Les opposants à l’A69 proposent d’agrandir la nationale existante. Est-ce une bonne alternative ?
S’il s’agit d’élargir la nationale pour pouvoir ajouter des pistes cyclables protégées, pourquoi pas ? Mais si c’est pour créer une autoroute à la place de la nationale, encore une fois, cela ne va pas dans le bon sens.
La majorité, par la voix du ministre de l’Intérieur, qualifie les opposants de membres de l’ultragauche, voire « d’écoterroristes »…
C’est un glissement sémantique très inquiétant pour qualifier des militants dont l’objectif est seulement de protéger notre vie sur terre ! Ces personnes se contentent de rappeler les objectifs que l’Etat s’est lui-même fixés…
Arrêter de construire de nouvelles autoroutes est, selon vous, une évidence, mais que faire des 11 000 kilomètres d’autoroutes existants ?
La mesure écologique la plus facile est de baisser la vitesse sur ces voies à 110 km/h, car cela réduirait significativement la consommation énergétique, sans pour autant allonger lourdement la durée des trajets. Il faudrait ensuite y développer, autant que faire se peut, les voies dédiées au covoiturage et aux transports en commun. Nous pourrions même transformer certaines infrastructures existantes, et notamment les autoroutes urbaines, pour en changer l’usage, comme Paris réfléchit à le faire pour le périphérique ou comme cela se fait de plus en plus dans les grandes villes d’Europe ou du monde.
Que pensez-vous des projets de nouvelles lignes ferroviaires, qui sont souvent aussi contestés localement ?

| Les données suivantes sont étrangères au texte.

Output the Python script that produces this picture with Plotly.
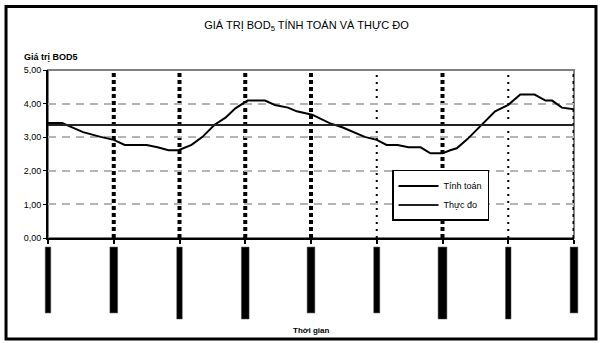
import plotly.graph_objects as go

# Time axis (hours) and computed BOD5 values
t_calc = [0, 1.3, 2.2, 3.2, 4.8, 6.0, 7.0, 9.0, 10.0, 11.0, 11.9, 13.1, 14.1, 15.2,
          16.2, 17.1, 18.2, 19.8, 20.7, 21.9, 22.7, 24.1, 25.7, 26.9, 28.9, 30.0,
          30.9, 31.9, 32.9, 34.0, 34.9, 36.0, 36.7, 37.3, 38.3, 39.4, 40.8, 42.0,
          43.1, 44.4, 45.4, 46.0, 46.9, 48.0]
bod_calc = [3.42, 3.42, 3.29, 3.15, 3.01, 2.92, 2.77, 2.77, 2.70, 2.61, 2.61, 2.77,
            3.01, 3.37, 3.58, 3.86, 4.09, 4.09, 3.96, 3.88, 3.77, 3.67, 3.42, 3.29,
            3.01, 2.92, 2.77, 2.77, 2.70, 2.70, 2.52, 2.52, 2.61, 2.67, 2.95, 3.31,
            3.77, 3.96, 4.27, 4.27, 4.09, 4.09, 3.88, 3.83]

# Measured value (constant over the period)
t_meas = [0, 48]
bod_meas = [3.36, 3.36]

# Category divisions along the time axis
t_ticks = [0, 6, 12, 18, 24, 30, 36, 42, 48]
y_ticks = [0, 1, 2, 3, 4, 5]
T_MAX = 48

FONT = "Liberation Sans, Arial, sans-serif"

fig = go.Figure()
fig.add_trace(go.Scatter(x=t_calc, y=bod_calc, mode="lines", name="Tính toán",
                         line=dict(color="black", width=2)))
fig.add_trace(go.Scatter(x=t_meas, y=bod_meas, mode="lines", name="Thực đo",
                         line=dict(color="#222222", width=2)))

shapes = []
# Plot-area frame (grey top/right)
shapes.append(dict(type="rect", xref="paper", yref="paper", x0=0, x1=1, y0=0, y1=1,
                   line=dict(color="#808080", width=2), layer="below"))
# Vertical division lines inside the plot area
thick = {6, 12, 18, 24, 36}
thin = {30, 42}
for tk in t_ticks[1:]:
    if tk in thick:
        ln = dict(color="black", width=4, dash="4px,3px")
    elif tk in thin:
        ln = dict(color="black", width=2, dash="2px,5px")
    else:
        ln = dict(color="black", width=3, dash="3px,4px")
    shapes.append(dict(type="line", xref="x", yref="paper", x0=tk, x1=tk, y0=0, y1=1,
                       line=ln, layer="below"))
# Vertical bars under the time axis (paper coords so the end bars are not clipped)
bar_w = [0.5, 0.7, 0.5, 0.7, 0.7, 0.55, 0.8, 0.5, 0.7]
bar_bot = [-0.446, -0.446, -0.482, -0.482, -0.446, -0.446, -0.482, -0.482, -0.446]
for tk, w, yb in zip(t_ticks, bar_w, bar_bot):
    shapes.append(dict(type="rect", xref="paper", yref="paper",
                       x0=(tk - w / 2) / T_MAX, x1=(tk + w / 2) / T_MAX,
                       y0=yb, y1=-0.054, fillcolor="black",
                       line=dict(color="#444444", width=0.5)))
# Outer frame of the chart
shapes.append(dict(type="rect", xref="paper", yref="paper",
                   x0=-0.0798, x1=1.0418, y0=-0.601, y1=1.378,
                   line=dict(color="black", width=3)))

fig.update_layout(
    width=601, height=343,
    margin=dict(l=48, r=27, t=70, b=105),
    paper_bgcolor="white", plot_bgcolor="white",
    font=dict(family=FONT, color="black", size=9),
    title=dict(text="GIÁ TRỊ BOD<sub>5</sub> TÍNH TOÁN VÀ THỰC ĐO",
               x=0.51, xanchor="center", y=0.927, yanchor="middle",
               font=dict(size=11, family=FONT, color="black")),
    showlegend=True,
    legend=dict(x=0.654, y=0.405, xanchor="left", yanchor="top",
                bgcolor="white", bordercolor="black", borderwidth=1.5,
                font=dict(size=9, family=FONT), itemwidth=40,
                tracegroupgap=4),
    shapes=shapes,
    annotations=[
        dict(text="<b>Giá trị BOD5</b>", xref="paper", yref="paper",
             x=-0.049, y=1.077, xanchor="left", yanchor="middle",
             showarrow=False, font=dict(size=9, family=FONT)),
        dict(text="<b>Thời gian</b>", xref="paper", yref="paper",
             x=0.5, y=-0.548, xanchor="center", yanchor="middle",
             showarrow=False, font=dict(size=8, family=FONT)),
    ],
)
fig.update_xaxes(range=[0, T_MAX], tickvals=t_ticks, showticklabels=False,
                 ticks="outside", ticklen=4, tickcolor="black", tickwidth=1.5,
                 showline=True, linecolor="black", linewidth=2,
                 showgrid=False, zeroline=False)
fig.update_yaxes(range=[0, 5], tickvals=y_ticks, tickformat=".2f",
                 ticks="outside", ticklen=3, tickcolor="black", tickwidth=1,
                 showline=True, linecolor="black", linewidth=2,
                 showgrid=True, gridcolor="#b4b4b4", gridwidth=1.5,
                 griddash="8px,6px", zeroline=False,
                 tickfont=dict(size=9, family=FONT))
fig.update_layout(separators=",.")

fig.write_html("out.html")
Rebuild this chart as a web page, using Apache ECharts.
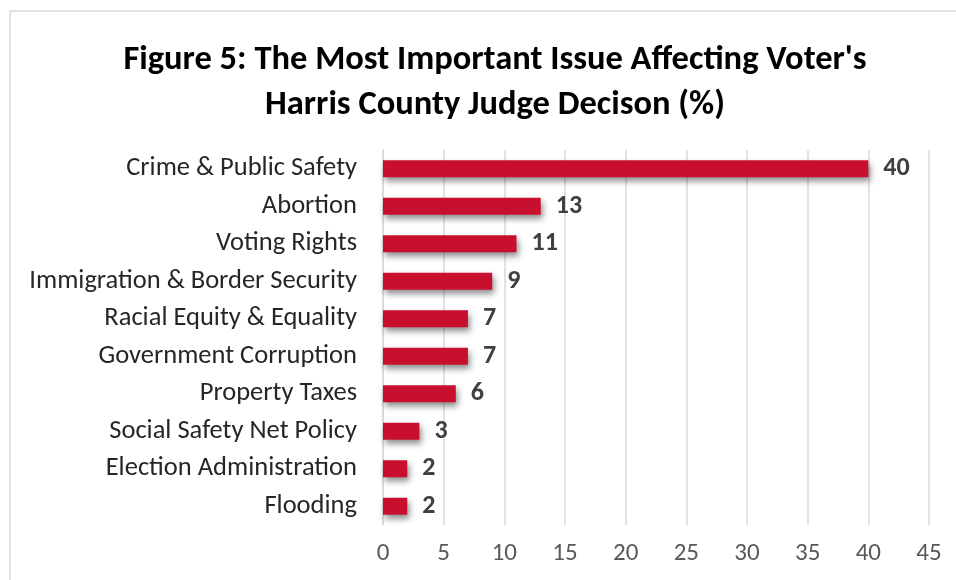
<!DOCTYPE html>
<html><head><meta charset="utf-8">
<script src="https://cdn.jsdelivr.net/npm/echarts@6/dist/echarts.min.js"></script>
<style>html,body{margin:0;padding:0;background:#fff}#c{width:956px;height:580px}</style>
</head><body><div id="c"></div>
<script>
const categories = ["Crime & Public Safety","Abortion","Voting Rights","Immigration & Border Security","Racial Equity & Equality","Government Corruption","Property Taxes","Social Safety Net Policy","Election Administration","Flooding"];
const values = [40,13,11,9,7,7,6,3,2,2];
const xTicks = [0,5,10,15,20,25,30,35,40,45];
const chart = echarts.init(document.getElementById('c'));
const font = "Carlito, 'Open Sans', sans-serif";
chart.setOption({
  animation:false,
  graphic:[{type:'rect',shape:{x:10,y:11,width:980,height:620},style:{fill:'none',stroke:'#d9d9d9',lineWidth:1.5}}],
  title:{text:"Figure 5: The Most Important Issue Affecting Voter's\nHarris County Judge Decison (%)",left:490,textAlign:'center',top:33,
    textStyle:{fontFamily:font,fontWeight:'bold',fontSize:34.5,lineHeight:45,color:'#000'}},
  grid:{left:383,right:27,top:150,bottom:55},
  xAxis:{type:'value',min:0,max:45,interval:5,
    axisLine:{show:false},axisTick:{show:false},
    splitLine:{lineStyle:{color:'#d9d9d9',width:1.5}},
    axisLabel:{color:'#595959',fontSize:25,fontFamily:font,margin:16,formatter:v=>xTicks.includes(v)?String(v):''}},
  yAxis:{type:'category',inverse:true,data:categories,
    axisLine:{show:true,lineStyle:{color:'#d9d9d9',width:1.5}},axisTick:{show:false},
    axisLabel:{color:'#262626',fontSize:26.5,fontFamily:font,margin:26}},
  series:[{type:'bar',data:values,barWidth:17,
    itemStyle:{color:'#C8102E',shadowColor:'rgba(0,0,0,0.45)',shadowBlur:6,shadowOffsetX:2,shadowOffsetY:4},
    label:{show:true,position:'right',distance:15,color:'#404040',fontWeight:'bold',fontSize:26,fontFamily:font}}]
});
</script></body></html>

Soyons clairs : le train est toujours préférable aux voitures et aux camions ! Néanmoins, la question de ces nouveaux projets mérite malgré tout d’être posée. Il ne faut pas seulement faire plus de trains pour réduire les émissions : il faut surtout faire moins de voitures et de camions ! Mais le problème est qu’historiquement, il n’y a pas eu de fort report modal de la route vers le train au niveau global.